Group calls for ban on night flights at West Sussex airport after government launches consultation
Campaigners have branded the consultation a 'missed opportunity'
Campaigners have branded a government consultation a 'missed opportunity', but it is not stopping a group from calling for a ban on night flights at a West Sussex airport.
The Department for Transport's consultation, which launched on Wednesday (2 December), proposes maintaining the existing night flight restrictions for Gatwick Airport, as well as Heathrow and Stansted, from 2022 to 2024, and banning QC4 rated aircraft movements between 11.30pm to 6am.
It is also seeking views on future night flight policy beyond 2024.
But, aviation community and environment group, Communities Against Gatwick Noise and Emissions (CAGNE) has said they are "very disappointed that the Government is just tinkering at the edges".
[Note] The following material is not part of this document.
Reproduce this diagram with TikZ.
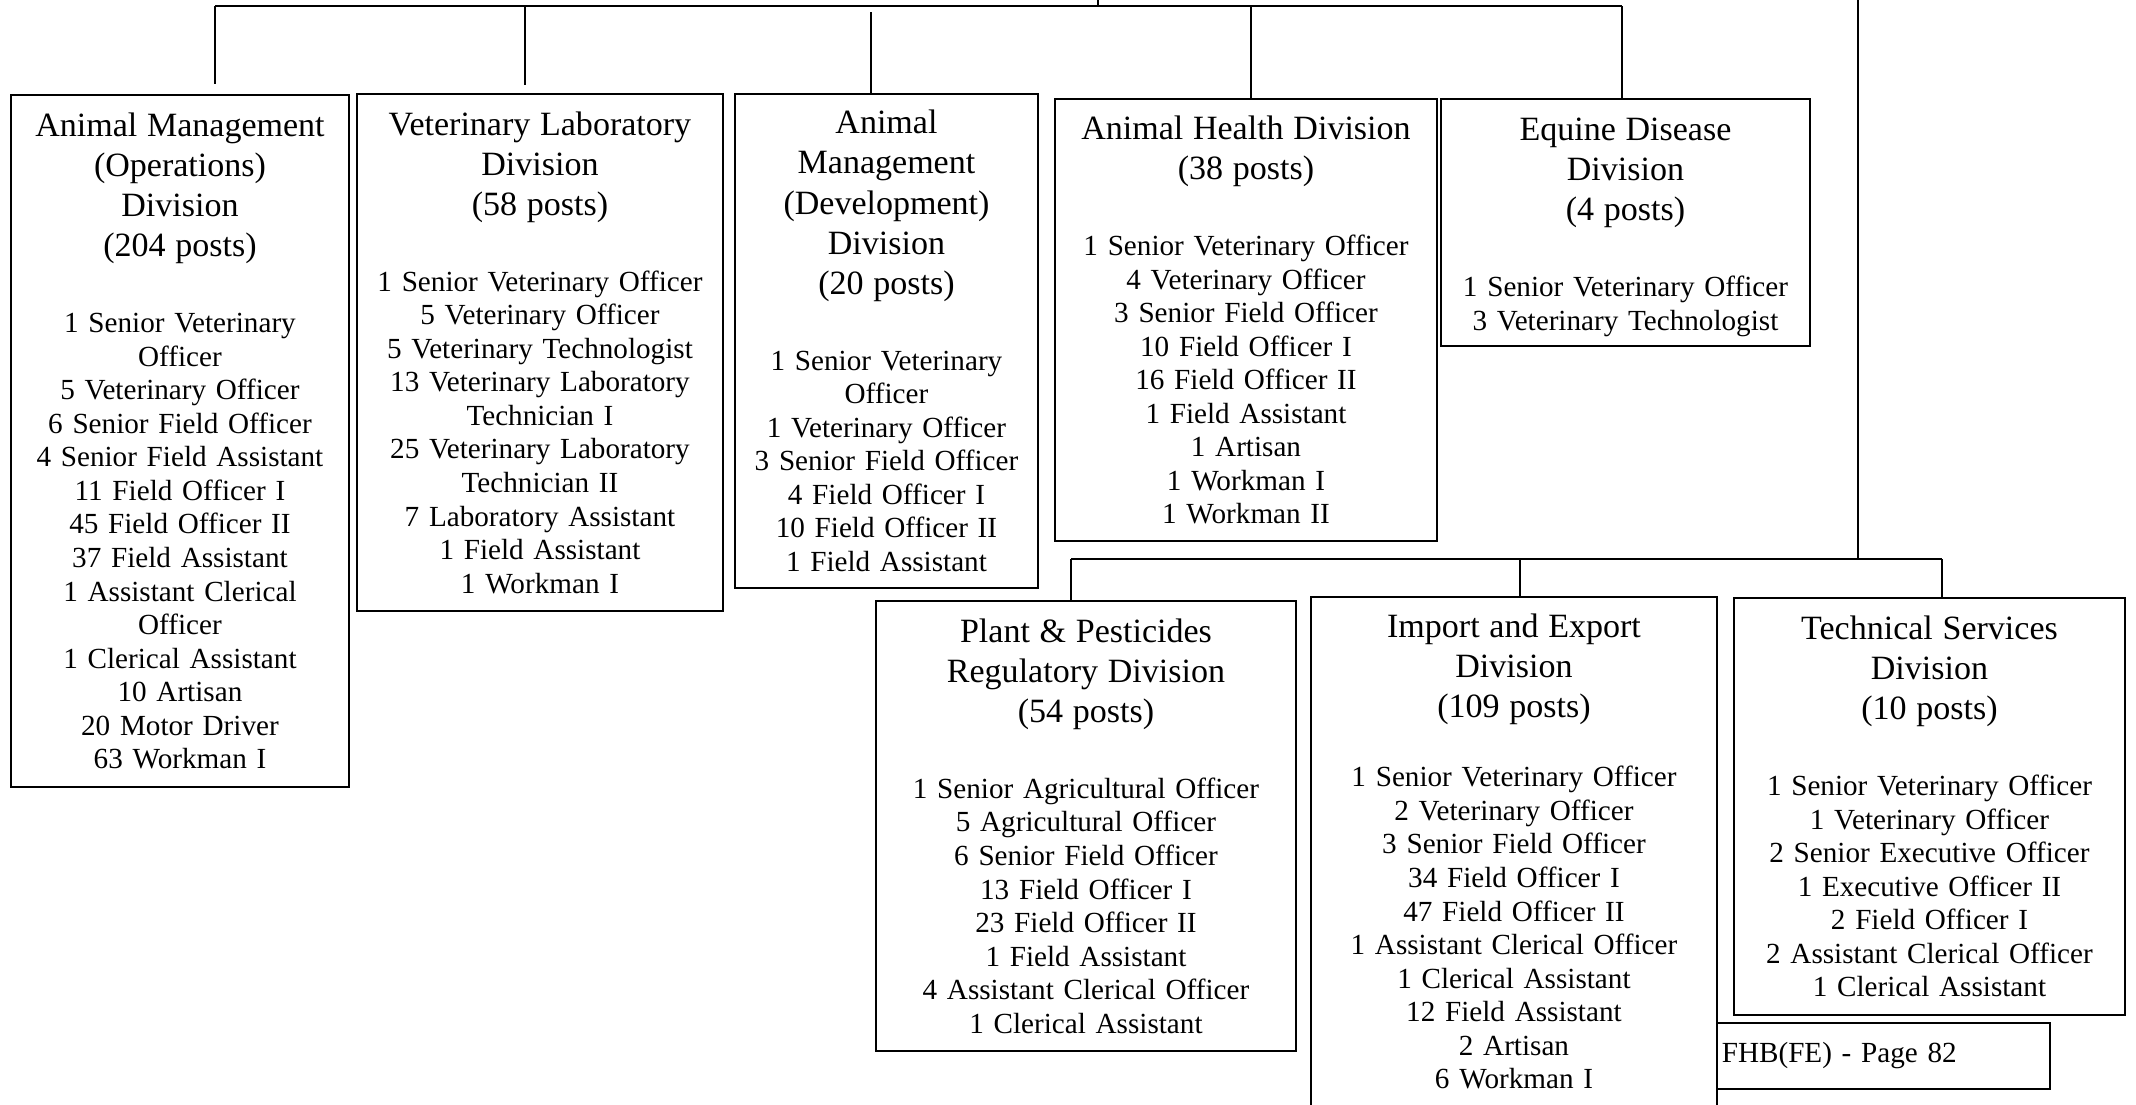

A statement from the group continued:
"Post-Covid and leaving the EU is the perfect opportunity to put health concerns, backed up by medical research, before commercial gains of airports and airlines.
"This was the chance to take a good, hard look at the facts relating to the impact night flights have on communities, nature and the environment.
"CAGNE conducted two surveys during September and October and communities were unanimous in seeking a ban on night flights.
"This has been a missed opportunity but that will not stop us campaigning for a ban on night flights at Gatwick that has some of the highest figures with 11,200 flown during the summer and 3,250 during the winter."
Campaigners up and down the country have branded the consultation a 'missed opportunity'.
But, they are banding together to call for a fundamental review of night flights.
Last month, representatives of nearly twenty community and environmental organisations wrote to the Aviation Minister, Robert Courts, asking for a ban on night flights.